THE INPUT:
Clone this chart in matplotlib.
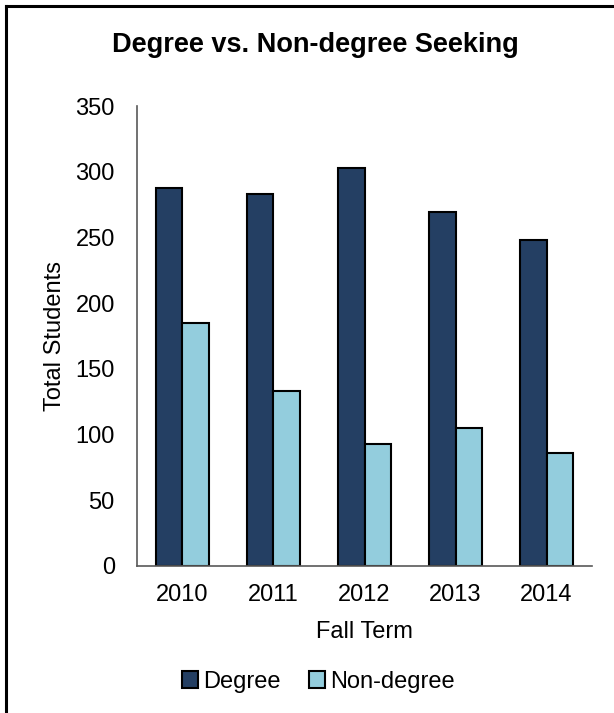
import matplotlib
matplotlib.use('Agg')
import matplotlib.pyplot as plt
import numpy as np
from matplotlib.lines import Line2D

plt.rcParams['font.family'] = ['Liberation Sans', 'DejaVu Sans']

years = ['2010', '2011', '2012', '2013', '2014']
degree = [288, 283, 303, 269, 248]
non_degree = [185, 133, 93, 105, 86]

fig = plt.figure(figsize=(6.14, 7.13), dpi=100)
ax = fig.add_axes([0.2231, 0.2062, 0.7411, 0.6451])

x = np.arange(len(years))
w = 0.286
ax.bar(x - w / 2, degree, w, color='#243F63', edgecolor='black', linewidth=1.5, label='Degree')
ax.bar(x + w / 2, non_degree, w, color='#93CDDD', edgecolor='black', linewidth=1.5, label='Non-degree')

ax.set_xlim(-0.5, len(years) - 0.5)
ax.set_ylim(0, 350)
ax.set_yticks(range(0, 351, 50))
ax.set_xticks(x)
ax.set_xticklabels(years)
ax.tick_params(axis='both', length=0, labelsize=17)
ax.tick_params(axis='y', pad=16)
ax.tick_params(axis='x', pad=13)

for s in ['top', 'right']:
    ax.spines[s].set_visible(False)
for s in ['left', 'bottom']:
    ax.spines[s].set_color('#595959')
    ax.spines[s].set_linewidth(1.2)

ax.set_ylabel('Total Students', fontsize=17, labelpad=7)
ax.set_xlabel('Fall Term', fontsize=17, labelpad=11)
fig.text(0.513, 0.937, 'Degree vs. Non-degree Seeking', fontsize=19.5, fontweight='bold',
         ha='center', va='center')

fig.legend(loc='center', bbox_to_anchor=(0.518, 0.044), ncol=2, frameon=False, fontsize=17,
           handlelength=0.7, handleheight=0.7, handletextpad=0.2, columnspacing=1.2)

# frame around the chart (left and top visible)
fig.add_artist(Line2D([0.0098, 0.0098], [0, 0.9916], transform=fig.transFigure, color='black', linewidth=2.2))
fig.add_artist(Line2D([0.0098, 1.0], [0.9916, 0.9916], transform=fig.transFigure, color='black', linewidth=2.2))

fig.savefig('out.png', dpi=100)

---

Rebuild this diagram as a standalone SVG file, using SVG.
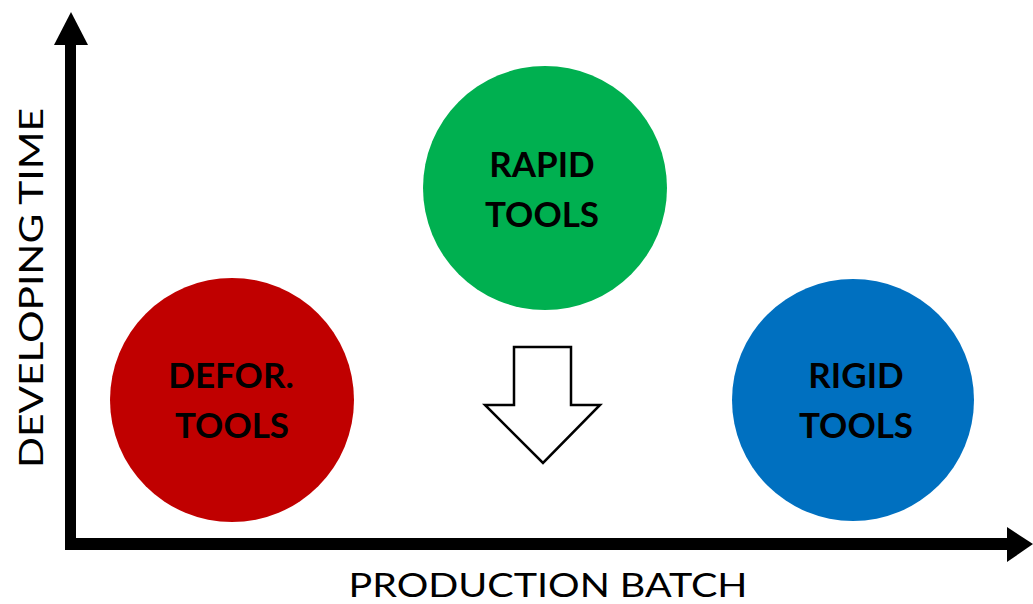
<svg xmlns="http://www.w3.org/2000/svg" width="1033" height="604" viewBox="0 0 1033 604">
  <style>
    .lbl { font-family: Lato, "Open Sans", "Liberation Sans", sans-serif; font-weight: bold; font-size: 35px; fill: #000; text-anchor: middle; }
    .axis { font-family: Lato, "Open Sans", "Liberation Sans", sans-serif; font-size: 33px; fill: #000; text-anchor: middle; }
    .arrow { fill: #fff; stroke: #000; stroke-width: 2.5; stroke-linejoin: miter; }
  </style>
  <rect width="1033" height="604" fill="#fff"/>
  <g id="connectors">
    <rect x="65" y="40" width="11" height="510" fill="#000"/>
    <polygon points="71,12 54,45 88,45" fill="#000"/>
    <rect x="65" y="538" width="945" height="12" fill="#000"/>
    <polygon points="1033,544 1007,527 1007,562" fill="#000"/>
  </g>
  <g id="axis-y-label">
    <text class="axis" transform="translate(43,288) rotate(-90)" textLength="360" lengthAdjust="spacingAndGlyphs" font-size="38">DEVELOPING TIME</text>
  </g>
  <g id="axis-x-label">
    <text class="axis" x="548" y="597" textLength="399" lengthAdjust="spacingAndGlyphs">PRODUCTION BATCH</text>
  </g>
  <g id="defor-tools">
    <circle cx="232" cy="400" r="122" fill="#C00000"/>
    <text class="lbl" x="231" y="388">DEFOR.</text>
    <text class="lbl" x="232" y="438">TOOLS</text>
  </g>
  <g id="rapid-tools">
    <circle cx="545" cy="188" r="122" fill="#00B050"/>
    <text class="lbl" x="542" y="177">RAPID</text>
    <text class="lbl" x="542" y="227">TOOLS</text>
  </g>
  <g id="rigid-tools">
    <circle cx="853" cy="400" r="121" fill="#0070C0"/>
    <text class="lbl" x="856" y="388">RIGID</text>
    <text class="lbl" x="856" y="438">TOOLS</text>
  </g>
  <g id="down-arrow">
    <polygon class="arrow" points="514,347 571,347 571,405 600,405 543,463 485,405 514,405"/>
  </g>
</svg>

--

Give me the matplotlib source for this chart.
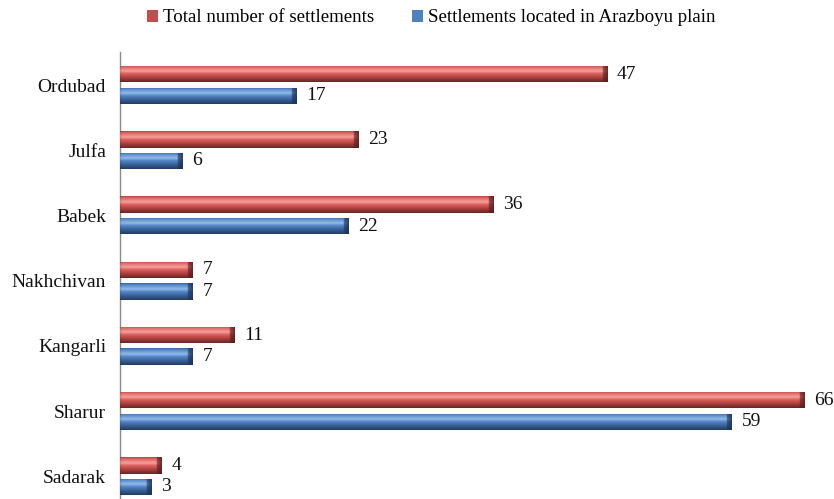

JOB: Set down, without pictures, the lines between the line holding "Clone this chart in matplotlib." and the line holding "ax = fig.add_axes([0.2231, 0.2062, 0.7411, 0.6451])", both inclusive.

RESULT:
Clone this chart in matplotlib.
import matplotlib
matplotlib.use('Agg')
import matplotlib.pyplot as plt
import numpy as np
from matplotlib.lines import Line2D

plt.rcParams['font.family'] = ['Liberation Sans', 'DejaVu Sans']

years = ['2010', '2011', '2012', '2013', '2014']
degree = [288, 283, 303, 269, 248]
non_degree = [185, 133, 93, 105, 86]

fig = plt.figure(figsize=(6.14, 7.13), dpi=100)
ax = fig.add_axes([0.2231, 0.2062, 0.7411, 0.6451])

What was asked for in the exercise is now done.